• **Objective**
Repeat the data below exactly, dropping any pictures it holds.

• **Data segment**
+===+
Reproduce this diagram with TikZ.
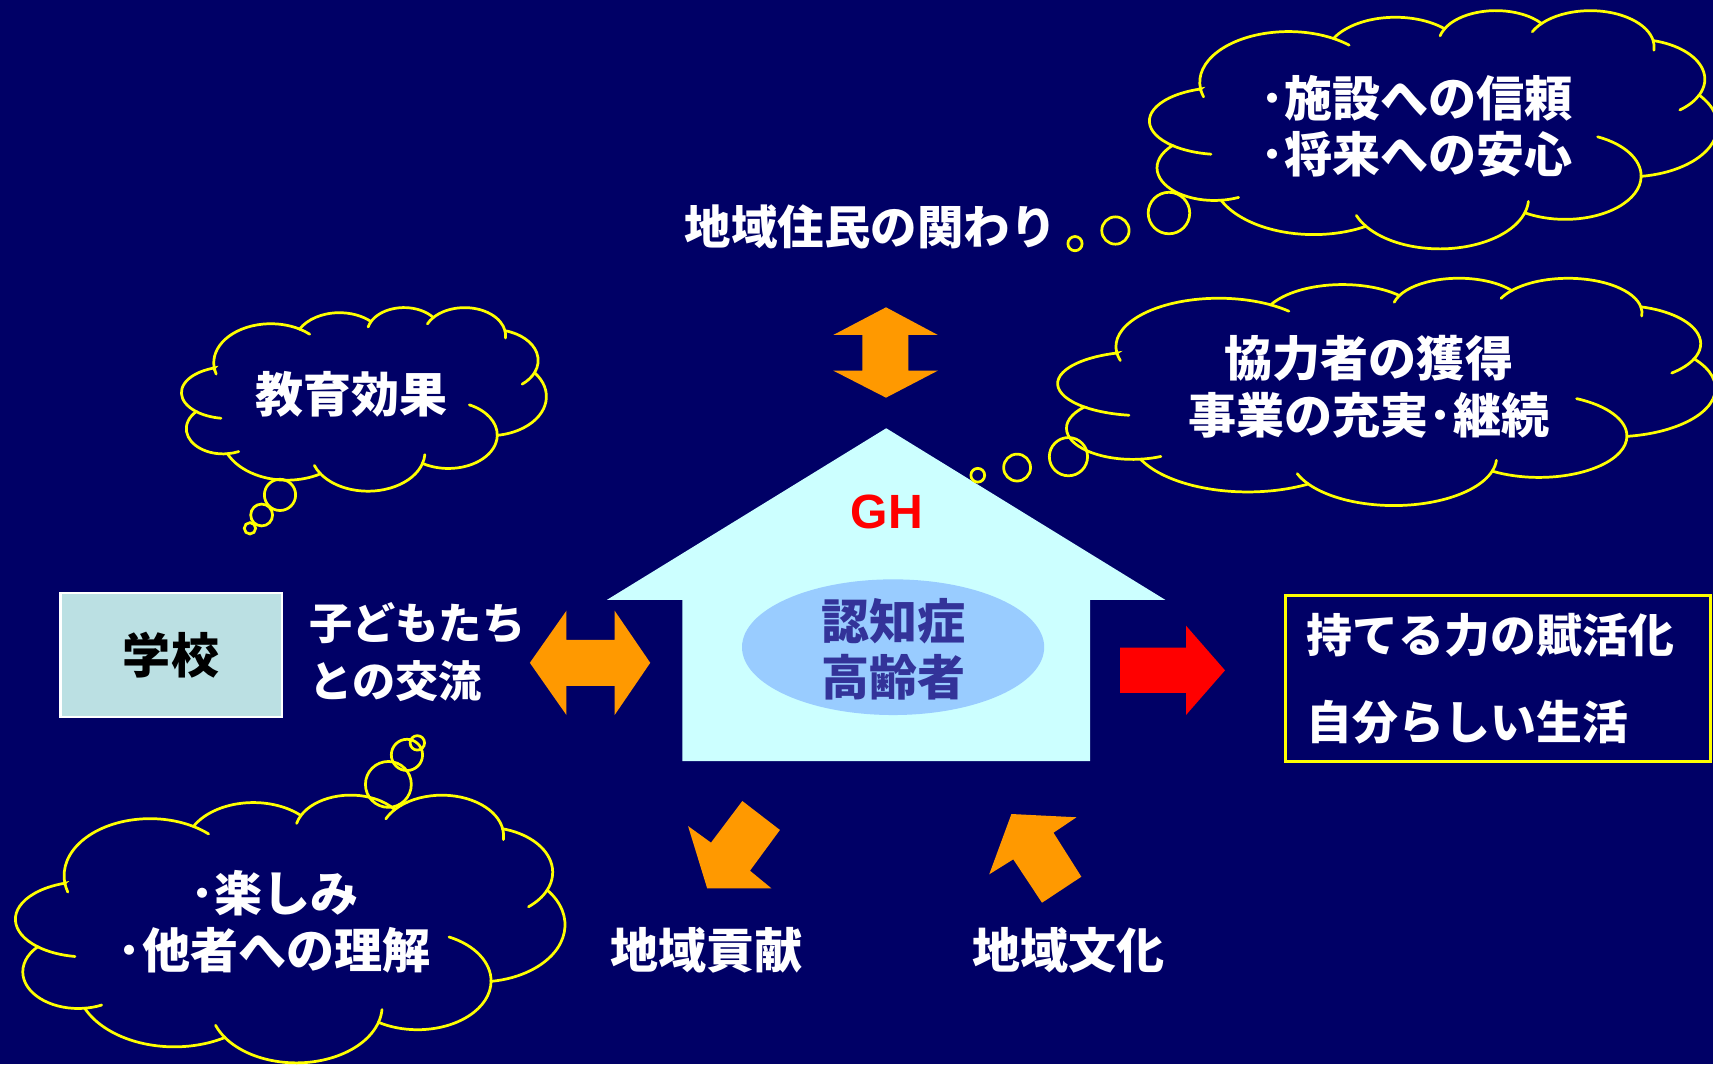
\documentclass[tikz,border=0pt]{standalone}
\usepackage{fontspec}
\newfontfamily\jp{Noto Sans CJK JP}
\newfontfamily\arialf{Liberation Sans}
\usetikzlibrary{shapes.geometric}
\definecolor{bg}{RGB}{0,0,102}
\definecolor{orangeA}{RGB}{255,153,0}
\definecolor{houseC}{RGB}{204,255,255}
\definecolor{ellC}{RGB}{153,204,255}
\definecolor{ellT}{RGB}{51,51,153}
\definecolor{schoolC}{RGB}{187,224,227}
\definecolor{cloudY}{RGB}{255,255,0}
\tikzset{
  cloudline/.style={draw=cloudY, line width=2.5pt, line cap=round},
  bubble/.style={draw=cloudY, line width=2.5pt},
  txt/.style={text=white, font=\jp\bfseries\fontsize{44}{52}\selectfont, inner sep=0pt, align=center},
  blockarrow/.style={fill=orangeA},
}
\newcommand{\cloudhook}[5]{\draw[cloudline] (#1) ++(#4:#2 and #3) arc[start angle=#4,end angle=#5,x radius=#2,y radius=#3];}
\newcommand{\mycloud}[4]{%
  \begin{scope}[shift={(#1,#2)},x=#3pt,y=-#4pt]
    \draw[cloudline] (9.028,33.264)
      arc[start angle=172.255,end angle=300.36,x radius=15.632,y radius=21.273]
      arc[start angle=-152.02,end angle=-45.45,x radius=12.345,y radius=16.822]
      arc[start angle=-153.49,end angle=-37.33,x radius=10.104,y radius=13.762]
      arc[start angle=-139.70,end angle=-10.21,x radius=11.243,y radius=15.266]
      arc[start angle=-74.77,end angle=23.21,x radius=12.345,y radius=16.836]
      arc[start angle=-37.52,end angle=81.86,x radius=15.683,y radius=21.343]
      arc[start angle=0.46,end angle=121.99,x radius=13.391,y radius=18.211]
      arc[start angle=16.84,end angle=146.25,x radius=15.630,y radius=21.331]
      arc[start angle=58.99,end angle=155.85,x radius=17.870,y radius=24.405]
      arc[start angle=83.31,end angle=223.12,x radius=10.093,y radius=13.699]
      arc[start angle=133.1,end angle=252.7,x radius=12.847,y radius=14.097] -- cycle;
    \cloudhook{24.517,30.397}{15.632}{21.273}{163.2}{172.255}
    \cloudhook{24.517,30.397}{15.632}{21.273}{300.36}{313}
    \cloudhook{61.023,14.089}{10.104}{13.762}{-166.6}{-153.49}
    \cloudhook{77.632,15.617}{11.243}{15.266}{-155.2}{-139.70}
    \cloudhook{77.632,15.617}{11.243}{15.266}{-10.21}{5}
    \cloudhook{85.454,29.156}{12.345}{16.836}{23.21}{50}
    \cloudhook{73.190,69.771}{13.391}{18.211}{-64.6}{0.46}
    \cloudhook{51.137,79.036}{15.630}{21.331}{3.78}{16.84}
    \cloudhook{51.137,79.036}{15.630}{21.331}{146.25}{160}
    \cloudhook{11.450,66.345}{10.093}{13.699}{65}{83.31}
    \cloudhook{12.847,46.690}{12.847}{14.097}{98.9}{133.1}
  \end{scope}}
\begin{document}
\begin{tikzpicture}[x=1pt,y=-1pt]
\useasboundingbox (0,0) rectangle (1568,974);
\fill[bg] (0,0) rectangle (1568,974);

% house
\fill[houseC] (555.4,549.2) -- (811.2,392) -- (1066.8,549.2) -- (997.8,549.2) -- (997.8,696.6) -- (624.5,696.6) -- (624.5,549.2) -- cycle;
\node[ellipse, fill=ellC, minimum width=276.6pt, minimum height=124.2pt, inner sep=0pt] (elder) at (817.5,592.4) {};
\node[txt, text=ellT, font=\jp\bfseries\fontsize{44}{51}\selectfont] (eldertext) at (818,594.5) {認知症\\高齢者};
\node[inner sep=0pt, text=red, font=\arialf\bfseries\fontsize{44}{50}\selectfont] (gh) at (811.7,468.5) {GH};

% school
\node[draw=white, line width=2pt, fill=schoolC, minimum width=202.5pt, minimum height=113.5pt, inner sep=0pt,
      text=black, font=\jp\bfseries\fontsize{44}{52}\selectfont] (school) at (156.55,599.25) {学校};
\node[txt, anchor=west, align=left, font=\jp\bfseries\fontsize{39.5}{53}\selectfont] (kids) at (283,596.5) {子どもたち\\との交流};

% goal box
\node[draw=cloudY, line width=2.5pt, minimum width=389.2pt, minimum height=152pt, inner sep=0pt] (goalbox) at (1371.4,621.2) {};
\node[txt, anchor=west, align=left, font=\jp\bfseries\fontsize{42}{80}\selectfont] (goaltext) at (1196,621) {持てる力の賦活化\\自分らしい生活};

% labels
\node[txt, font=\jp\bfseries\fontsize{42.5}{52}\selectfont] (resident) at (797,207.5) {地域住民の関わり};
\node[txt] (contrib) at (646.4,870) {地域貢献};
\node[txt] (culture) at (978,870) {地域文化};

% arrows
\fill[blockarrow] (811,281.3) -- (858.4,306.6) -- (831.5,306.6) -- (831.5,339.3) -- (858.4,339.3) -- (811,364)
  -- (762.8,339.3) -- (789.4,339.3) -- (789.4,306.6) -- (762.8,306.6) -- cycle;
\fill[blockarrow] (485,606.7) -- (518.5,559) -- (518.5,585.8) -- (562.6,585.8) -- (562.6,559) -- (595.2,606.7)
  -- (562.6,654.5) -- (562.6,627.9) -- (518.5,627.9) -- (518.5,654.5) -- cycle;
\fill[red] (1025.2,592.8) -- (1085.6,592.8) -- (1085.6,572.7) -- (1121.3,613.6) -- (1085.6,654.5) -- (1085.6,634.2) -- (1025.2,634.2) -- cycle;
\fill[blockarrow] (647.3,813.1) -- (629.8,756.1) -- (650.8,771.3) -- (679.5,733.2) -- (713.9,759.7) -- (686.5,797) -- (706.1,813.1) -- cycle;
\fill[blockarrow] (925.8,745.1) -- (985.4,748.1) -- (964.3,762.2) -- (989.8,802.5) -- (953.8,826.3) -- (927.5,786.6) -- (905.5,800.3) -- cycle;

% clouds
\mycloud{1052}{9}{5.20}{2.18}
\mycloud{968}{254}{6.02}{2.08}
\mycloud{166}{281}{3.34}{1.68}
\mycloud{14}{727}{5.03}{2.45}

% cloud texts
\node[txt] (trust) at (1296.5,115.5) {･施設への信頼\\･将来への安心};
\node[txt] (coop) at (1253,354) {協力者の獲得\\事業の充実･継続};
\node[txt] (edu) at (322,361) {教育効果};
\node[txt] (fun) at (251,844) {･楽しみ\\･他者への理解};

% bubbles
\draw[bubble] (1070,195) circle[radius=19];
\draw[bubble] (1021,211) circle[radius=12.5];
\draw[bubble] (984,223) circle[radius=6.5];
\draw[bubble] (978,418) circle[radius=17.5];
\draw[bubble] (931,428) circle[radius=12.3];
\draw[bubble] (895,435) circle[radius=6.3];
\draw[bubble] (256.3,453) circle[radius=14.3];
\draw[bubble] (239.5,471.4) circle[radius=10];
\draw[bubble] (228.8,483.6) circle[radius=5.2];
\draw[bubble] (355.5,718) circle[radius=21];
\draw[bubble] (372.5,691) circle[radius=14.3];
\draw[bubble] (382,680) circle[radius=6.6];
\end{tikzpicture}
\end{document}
+===+
• **Worked answer**
Reproduce this diagram with TikZ.
\documentclass[tikz,border=0pt]{standalone}
\usepackage{fontspec}
\newfontfamily\jp{Noto Sans CJK JP}
\newfontfamily\arialf{Liberation Sans}
\usetikzlibrary{shapes.geometric}
\definecolor{bg}{RGB}{0,0,102}
\definecolor{orangeA}{RGB}{255,153,0}
\definecolor{houseC}{RGB}{204,255,255}
\definecolor{ellC}{RGB}{153,204,255}
\definecolor{ellT}{RGB}{51,51,153}
\definecolor{schoolC}{RGB}{187,224,227}
\definecolor{cloudY}{RGB}{255,255,0}
\tikzset{
  cloudline/.style={draw=cloudY, line width=2.5pt, line cap=round},
  bubble/.style={draw=cloudY, line width=2.5pt},
  txt/.style={text=white, font=\jp\bfseries\fontsize{44}{52}\selectfont, inner sep=0pt, align=center},
  blockarrow/.style={fill=orangeA},
}
\newcommand{\cloudhook}[5]{\draw[cloudline] (#1) ++(#4:#2 and #3) arc[start angle=#4,end angle=#5,x radius=#2,y radius=#3];}
\newcommand{\mycloud}[4]{%
  \begin{scope}[shift={(#1,#2)},x=#3pt,y=-#4pt]
    \draw[cloudline] (9.028,33.264)
      arc[start angle=172.255,end angle=300.36,x radius=15.632,y radius=21.273]
      arc[start angle=-152.02,end angle=-45.45,x radius=12.345,y radius=16.822]
      arc[start angle=-153.49,end angle=-37.33,x radius=10.104,y radius=13.762]
      arc[start angle=-139.70,end angle=-10.21,x radius=11.243,y radius=15.266]
      arc[start angle=-74.77,end angle=23.21,x radius=12.345,y radius=16.836]
      arc[start angle=-37.52,end angle=81.86,x radius=15.683,y radius=21.343]
      arc[start angle=0.46,end angle=121.99,x radius=13.391,y radius=18.211]
      arc[start angle=16.84,end angle=146.25,x radius=15.630,y radius=21.331]
      arc[start angle=58.99,end angle=155.85,x radius=17.870,y radius=24.405]
      arc[start angle=83.31,end angle=223.12,x radius=10.093,y radius=13.699]
      arc[start angle=133.1,end angle=252.7,x radius=12.847,y radius=14.097] -- cycle;
    \cloudhook{24.517,30.397}{15.632}{21.273}{163.2}{172.255}
    \cloudhook{24.517,30.397}{15.632}{21.273}{300.36}{313}
    \cloudhook{61.023,14.089}{10.104}{13.762}{-166.6}{-153.49}
    \cloudhook{77.632,15.617}{11.243}{15.266}{-155.2}{-139.70}
    \cloudhook{77.632,15.617}{11.243}{15.266}{-10.21}{5}
    \cloudhook{85.454,29.156}{12.345}{16.836}{23.21}{50}
    \cloudhook{73.190,69.771}{13.391}{18.211}{-64.6}{0.46}
    \cloudhook{51.137,79.036}{15.630}{21.331}{3.78}{16.84}
    \cloudhook{51.137,79.036}{15.630}{21.331}{146.25}{160}
    \cloudhook{11.450,66.345}{10.093}{13.699}{65}{83.31}
    \cloudhook{12.847,46.690}{12.847}{14.097}{98.9}{133.1}
  \end{scope}}
\begin{document}
\begin{tikzpicture}[x=1pt,y=-1pt]
\useasboundingbox (0,0) rectangle (1568,974);
\fill[bg] (0,0) rectangle (1568,974);

% house
\fill[houseC] (555.4,549.2) -- (811.2,392) -- (1066.8,549.2) -- (997.8,549.2) -- (997.8,696.6) -- (624.5,696.6) -- (624.5,549.2) -- cycle;
\node[ellipse, fill=ellC, minimum width=276.6pt, minimum height=124.2pt, inner sep=0pt] (elder) at (817.5,592.4) {};
\node[txt, text=ellT, font=\jp\bfseries\fontsize{44}{51}\selectfont] (eldertext) at (818,594.5) {認知症\\高齢者};
\node[inner sep=0pt, text=red, font=\arialf\bfseries\fontsize{44}{50}\selectfont] (gh) at (811.7,468.5) {GH};

% school
\node[draw=white, line width=2pt, fill=schoolC, minimum width=202.5pt, minimum height=113.5pt, inner sep=0pt,
      text=black, font=\jp\bfseries\fontsize{44}{52}\selectfont] (school) at (156.55,599.25) {学校};
\node[txt, anchor=west, align=left, font=\jp\bfseries\fontsize{39.5}{53}\selectfont] (kids) at (283,596.5) {子どもたち\\との交流};

% goal box
\node[draw=cloudY, line width=2.5pt, minimum width=389.2pt, minimum height=152pt, inner sep=0pt] (goalbox) at (1371.4,621.2) {};
\node[txt, anchor=west, align=left, font=\jp\bfseries\fontsize{42}{80}\selectfont] (goaltext) at (1196,621) {持てる力の賦活化\\自分らしい生活};

% labels
\node[txt, font=\jp\bfseries\fontsize{42.5}{52}\selectfont] (resident) at (797,207.5) {地域住民の関わり};
\node[txt] (contrib) at (646.4,870) {地域貢献};
\node[txt] (culture) at (978,870) {地域文化};

% arrows
\fill[blockarrow] (811,281.3) -- (858.4,306.6) -- (831.5,306.6) -- (831.5,339.3) -- (858.4,339.3) -- (811,364)
  -- (762.8,339.3) -- (789.4,339.3) -- (789.4,306.6) -- (762.8,306.6) -- cycle;
\fill[blockarrow] (485,606.7) -- (518.5,559) -- (518.5,585.8) -- (562.6,585.8) -- (562.6,559) -- (595.2,606.7)
  -- (562.6,654.5) -- (562.6,627.9) -- (518.5,627.9) -- (518.5,654.5) -- cycle;
\fill[red] (1025.2,592.8) -- (1085.6,592.8) -- (1085.6,572.7) -- (1121.3,613.6) -- (1085.6,654.5) -- (1085.6,634.2) -- (1025.2,634.2) -- cycle;
\fill[blockarrow] (647.3,813.1) -- (629.8,756.1) -- (650.8,771.3) -- (679.5,733.2) -- (713.9,759.7) -- (686.5,797) -- (706.1,813.1) -- cycle;
\fill[blockarrow] (925.8,745.1) -- (985.4,748.1) -- (964.3,762.2) -- (989.8,802.5) -- (953.8,826.3) -- (927.5,786.6) -- (905.5,800.3) -- cycle;

% clouds
\mycloud{1052}{9}{5.20}{2.18}
\mycloud{968}{254}{6.02}{2.08}
\mycloud{166}{281}{3.34}{1.68}
\mycloud{14}{727}{5.03}{2.45}

% cloud texts
\node[txt] (trust) at (1296.5,115.5) {･施設への信頼\\･将来への安心};
\node[txt] (coop) at (1253,354) {協力者の獲得\\事業の充実･継続};
\node[txt] (edu) at (322,361) {教育効果};
\node[txt] (fun) at (251,844) {･楽しみ\\･他者への理解};

% bubbles
\draw[bubble] (1070,195) circle[radius=19];
\draw[bubble] (1021,211) circle[radius=12.5];
\draw[bubble] (984,223) circle[radius=6.5];
\draw[bubble] (978,418) circle[radius=17.5];
\draw[bubble] (931,428) circle[radius=12.3];
\draw[bubble] (895,435) circle[radius=6.3];
\draw[bubble] (256.3,453) circle[radius=14.3];
\draw[bubble] (239.5,471.4) circle[radius=10];
\draw[bubble] (228.8,483.6) circle[radius=5.2];
\draw[bubble] (355.5,718) circle[radius=21];
\draw[bubble] (372.5,691) circle[radius=14.3];
\draw[bubble] (382,680) circle[radius=6.6];
\end{tikzpicture}
\end{document}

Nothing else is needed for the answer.